Both men claimed to be self-made businessmen, both married with a wife and kids. Gradel, who was 54 when his campaign launched was a little older (nearly 10 years), but apart from that, these two men have similar backgrounds, but with different fundraising results.
Yes, apart from age, differences like Gradel had access to the Notre Dame alumni network for fundraising, but there are similarities, too, like both men engaged in some form of fight training, Gradel as an intramural boxer at Notre Dame, Lombardi as a martial arts fighter.

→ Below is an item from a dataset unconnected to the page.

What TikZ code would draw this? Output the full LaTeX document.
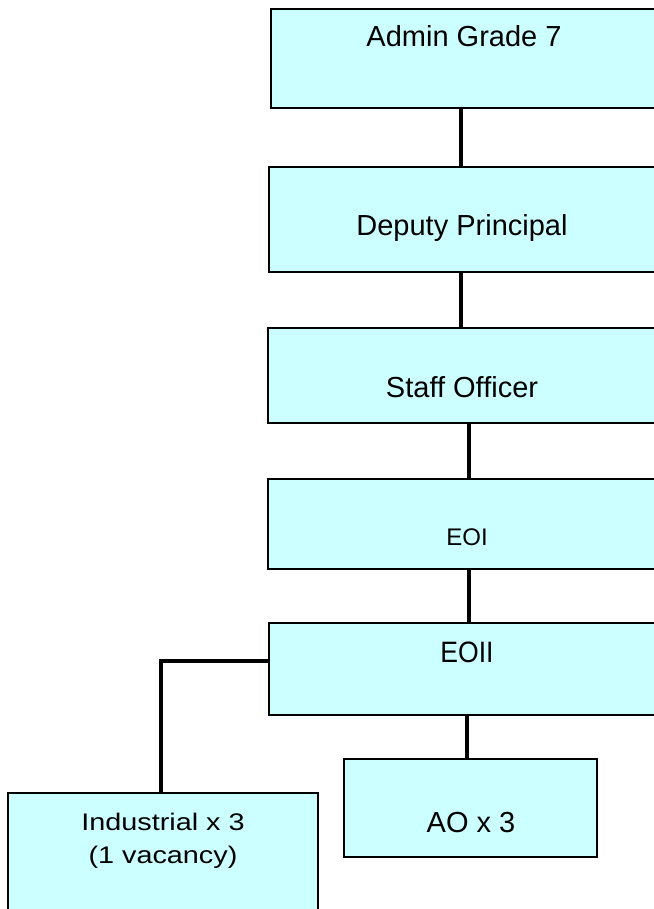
\documentclass[tikz,border=0pt]{standalone}
\usepackage{fontspec}
\setmainfont{Liberation Sans}[Ligatures=CommonOff]
\newfontfamily\indfont{Liberation Sans}[FakeStretch=1.2,Ligatures=CommonOff]
\newfontfamily\narrowfont{Liberation Sans}[FakeStretch=0.9,Ligatures=CommonOff]
\usetikzlibrary{calc}
\definecolor{boxfill}{HTML}{CCFFFF}
\tikzset{
  box/.style={draw=black, fill=boxfill, line width=1.2pt, inner sep=0pt, rectangle},
  lbl/.style={anchor=base, inner sep=0pt, font=\fontsize{29}{33}\selectfont},
  conn/.style={draw=black, line width=4pt},
}
\begin{document}
\begin{tikzpicture}[x=1pt, y=-1pt]
\useasboundingbox (0,0) rectangle (653,909);
% boxes
\node[box, minimum width=386pt, minimum height=99pt] (admin) at (464,58.5) {};
\node[box, minimum width=387pt, minimum height=105pt] (deputy) at (462.5,219.5) {};
\node[box, minimum width=389pt, minimum height=95pt] (staff) at (462.5,375.5) {};
\node[box, minimum width=398pt, minimum height=90pt] (eoi) at (467,524) {};
\node[box, minimum width=395pt, minimum height=92pt] (eoii) at (466.5,669) {};
\node[box, minimum width=253pt, minimum height=98pt] (ao) at (470.5,808) {};
\node[box, minimum width=310pt, minimum height=142pt] (ind) at (163,864) {};
% texts
\node[lbl] (tadmin) at (464,47) {Admin Grade 7};
\node[lbl] (tdeputy) at (462,236) {Deputy Principal};
\node[lbl] (tstaff) at (462,397) {Staff Officer};
\node[lbl, font=\fontsize{24}{28}\selectfont] (teoi) at (467,545) {EOI};
\node[lbl, font=\narrowfont\fontsize{29.5}{33}\selectfont] (teoii) at (467,662) {EOII};
\node[lbl] (tao) at (471,832) {AO x 3};
\node[lbl, font=\indfont\fontsize{24}{33}\selectfont] (tind1) at (163,830) {Industrial x 3};
\node[lbl, font=\indfont\fontsize{24}{33}\selectfont] (tind2) at (163,863) {(1 vacancy)};
% connectors
\draw[conn] ([xshift=-3pt]admin.south) -- ([xshift=-1.5pt]deputy.north);
\draw[conn] ([xshift=-1.5pt]deputy.south) -- ([xshift=-1.5pt]staff.north);
\draw[conn] ([xshift=6.5pt]staff.south) -- ([xshift=2pt]eoi.north);
\draw[conn] ([xshift=2pt]eoi.south) -- ([xshift=2.5pt]eoii.north);
\draw[conn] ([xshift=0.5pt]eoii.south) -- ([xshift=-3.5pt]ao.north);
\draw[conn] ([yshift=8pt]eoii.west) -| ([xshift=-2pt]ind.north);
\end{tikzpicture}
\end{document}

As I’ve said on both McHenry County Blog and on Twitter, I’m waiting for Lombardi to file his required Financial Disclosure (FD) statement with the U.S. House clerk to get a read on his business/finances, and while Gradel was late filing his FD in 2019 (which McHenry County Blog reported), his FD told the story, and we expect Lombardi’s to do the same when he files by his 90 day extension deadline on August 13.
So, I watch FEC and FD filings to determine which candidates for Congress are really viable, versus those who appear to not be viable and these findings are shared here on the blog.
McHenry County Blog will continue to cover this race fully.